Antiochian Orthodox cathedral in São Paolo

The Orthodox Metropolitan Cathedral of São Paulo (Catedral Metropolitana Ortodoxa de São Paulo), also known as the Orthodox Cathedral of São Paulo, is a cathedral of the Greek Orthodox Church of Antioch, located at 1515 Vergueiro in Paraíso, Vila Mariana, São Paulo, Brazil.

Dedicated to Paul the Apostle, it is home to the Antiochian Orthodox Archdiocese of São Paulo and All Brazil. It was constructed to serve the many Syrian and Lebanese Brazilians of the Orthodox Christian faith who had been immigrating to Brazil since the late 19th century. It is one of the largest Eastern Orthodox cathedrals in the world, and a fine example of Byzantine Revival architecture.

==History==
Construction of the cathedral began in 1942, inspired by the Hagia Sophia, and built under the supervision of Paul Taufick Camasmie with the architects Francisca Galvão Bueno and Igor Sresnewsky.

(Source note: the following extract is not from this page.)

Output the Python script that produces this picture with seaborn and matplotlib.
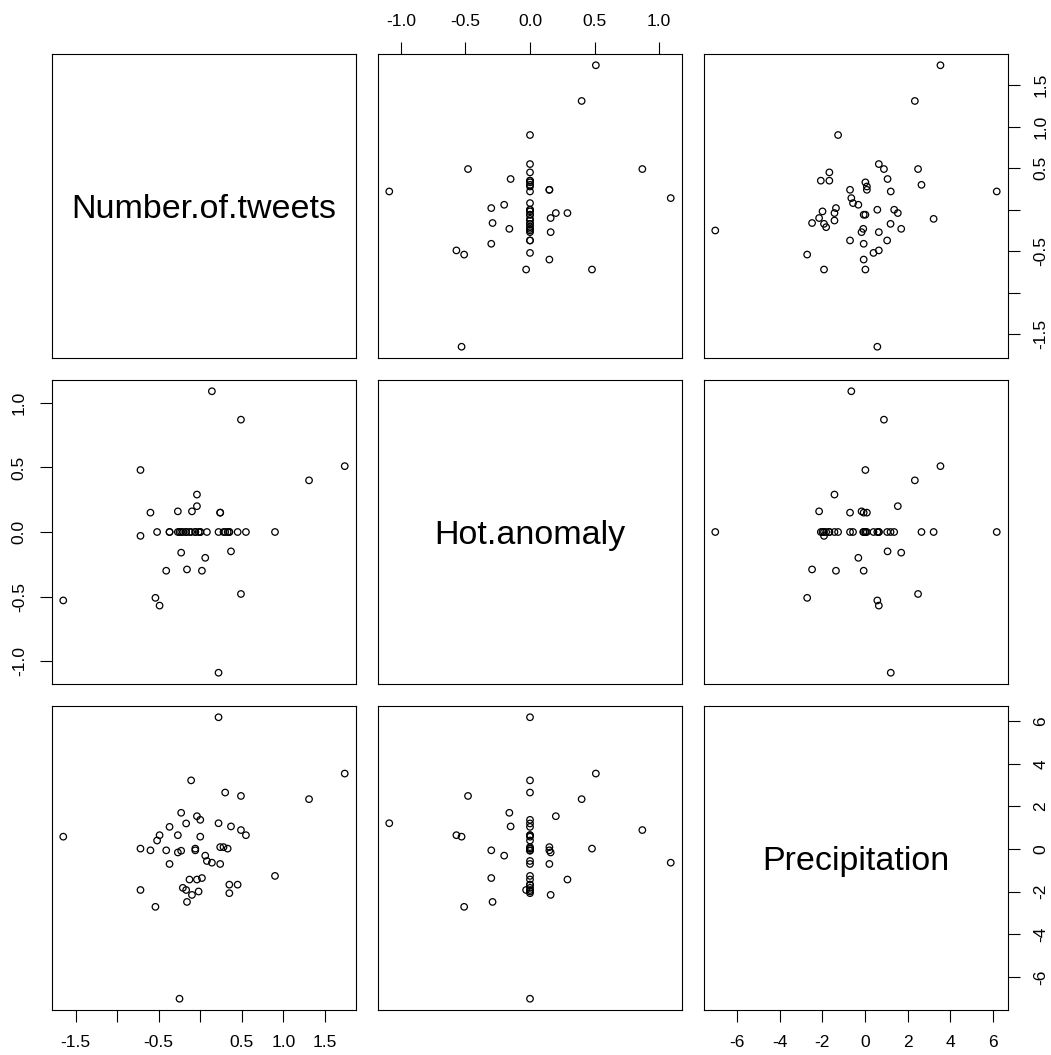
import matplotlib
matplotlib.use("Agg")
import matplotlib.pyplot as plt
import seaborn as sns
import pandas as pd

tweets = [0.22, 1.74, -0.11, 0.30, 0.49, 1.31, -0.23, -0.04, 0.00, -0.17,
          0.22, -0.37, 0.37, 0.49, 0.55, -1.65, -0.49, -0.52, -0.27, 0.00,
          -0.72, -0.60, -0.41, -0.27, -0.23, -0.06, -0.06, 0.24, 0.28, 0.33,
          0.06, 0.08, 0.14, 0.24, -0.37, 0.90, -0.13, -0.04, 0.02, 0.35,
          0.45, -0.72, -0.21, -0.17, -0.02, -0.10, 0.35, -0.16, -0.54, -0.25]
hot_anomaly = [0.00, 0.51, 0.00, 0.00, -0.48, 0.40, -0.16, 0.20, 0.00, 0.00,
               -1.09, 0.00, -0.15, 0.87, 0.00, -0.53, -0.57, 0.00, 0.00, 0.00,
               0.48, 0.15, -0.30, 0.16, 0.00, 0.00, 0.00, 0.15, 0.00, 0.00,
               -0.20, 0.00, 1.09, 0.15, 0.00, 0.00, 0.00, 0.29, -0.30, 0.00,
               0.00, -0.03, 0.00, 0.00, 0.00, 0.16, 0.00, -0.29, -0.51, 0.00]
precipitation = [6.18, 3.54, 3.22, 2.65, 2.49, 2.34, 1.70, 1.54, 1.37, 1.20,
                 1.21, 1.04, 1.06, 0.89, 0.65, 0.58, 0.65, 0.40, 0.65, 0.58,
                 0.02, -0.06, -0.06, -0.16, -0.08, 0.02, -0.06, 0.09, 0.09, 0.02,
                 -0.31, -0.56, -0.64, -0.70, -0.70, -1.26, -1.43, -1.43, -1.36, -1.67,
                 -1.67, -1.92, -1.82, -1.92, -1.99, -2.15, -2.07, -2.48, -2.71, -7.02]

names = ["Number.of.tweets", "Hot.anomaly", "Precipitation"]

tweet_ticks = [-1.5, -1.0, -0.5, 0.0, 0.5, 1.0, 1.5]
tweet_labels = ["-1.5", "", "-0.5", "", "0.5", "1.0", "1.5"]
hot_ticks = [-1.0, -0.5, 0.0, 0.5, 1.0]
hot_labels = ["-1.0", "-0.5", "0.0", "0.5", "1.0"]
precip_ticks = [-6, -4, -2, 0, 2, 4, 6]
precip_labels = ["-6", "-4", "-2", "0", "2", "4", "6"]

df = pd.DataFrame({names[0]: tweets, names[1]: hot_anomaly, names[2]: precipitation})
ticks = [(tweet_ticks, tweet_labels), (hot_ticks, hot_labels), (precip_ticks, precip_labels)]

sns.set_theme(style="white")
plt.rcParams["font.family"] = ["Liberation Sans", "DejaVu Sans"]

W, H = 1051, 1055
fig = plt.figure(figsize=(W / 100, H / 100), dpi=100)

lefts = [52, 378, 704]
tops = [54, 380, 706]
size = 304


def lims(col):
    lo, hi = df[col].min(), df[col].max()
    pad = 0.04 * (hi - lo)
    return lo - pad, hi + pad


tick_kw = dict(length=8.6, width=0.8, pad=9.5, labelsize=12.5, colors="black")

for i in range(3):
    for j in range(3):
        ax = fig.add_axes([lefts[j] / W, 1 - (tops[i] + size) / H, size / W, size / H])
        ax.set_xlim(lims(names[j]))
        ax.set_ylim(lims(names[i]))
        if i == j:
            ax.text(0.5, 0.5, names[i], transform=ax.transAxes, ha="center",
                    va="center_baseline", fontsize=24.5, color="black")
        else:
            sns.scatterplot(x=df[names[j]], y=df[names[i]], ax=ax, marker="o",
                            s=22, facecolor="none", edgecolor="black", linewidth=0.9)
        ax.set_xlabel("")
        ax.set_ylabel("")
        for sp in ax.spines.values():
            sp.set_visible(True)
            sp.set_color("black")
            sp.set_linewidth(0.8)
        ax.set_xticks([])
        ax.set_yticks([])
        # R pairs: alternating sides for the axes
        if i == 2 and j % 2 == 0:
            t, lab = ticks[j]
            ax.set_xticks(t, lab)
            ax.tick_params(axis="x", bottom=True, top=False, **tick_kw)
        if i == 0 and j % 2 == 1:
            t, lab = ticks[j]
            ax.set_xticks(t, lab)
            ax.tick_params(axis="x", bottom=False, top=True, labelbottom=False,
                           labeltop=True, **tick_kw)
        if j == 0 and i % 2 == 1:
            t, lab = ticks[i]
            ax.set_yticks(t, lab)
            ax.tick_params(axis="y", left=True, right=False, labelrotation=90, **tick_kw)
            for tl in ax.get_yticklabels():
                tl.set_va("center")
        if j == 2 and i % 2 == 0:
            t, lab = ticks[i]
            ax.set_yticks(t, lab)
            ax.tick_params(axis="y", left=False, right=True, labelleft=False,
                           labelright=True, labelrotation=90, **tick_kw)
            for tl in ax.get_yticklabels():
                tl.set_va("center")

fig.savefig("out.png", dpi=100, facecolor="white")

Joseph Trabulsi was personally selected by King Farouk of Egypt to participate in its decoration. Wladimir Krivoutz worked on the cathedral's marble iconostasis.

The cathedral was inaugurated in January 1954, along with the celebrations of the quatercentenary of the city of São Paulo, and consecrated by Patriarch Elias IV and Metropolitan Ignátios Ferzli in 1978.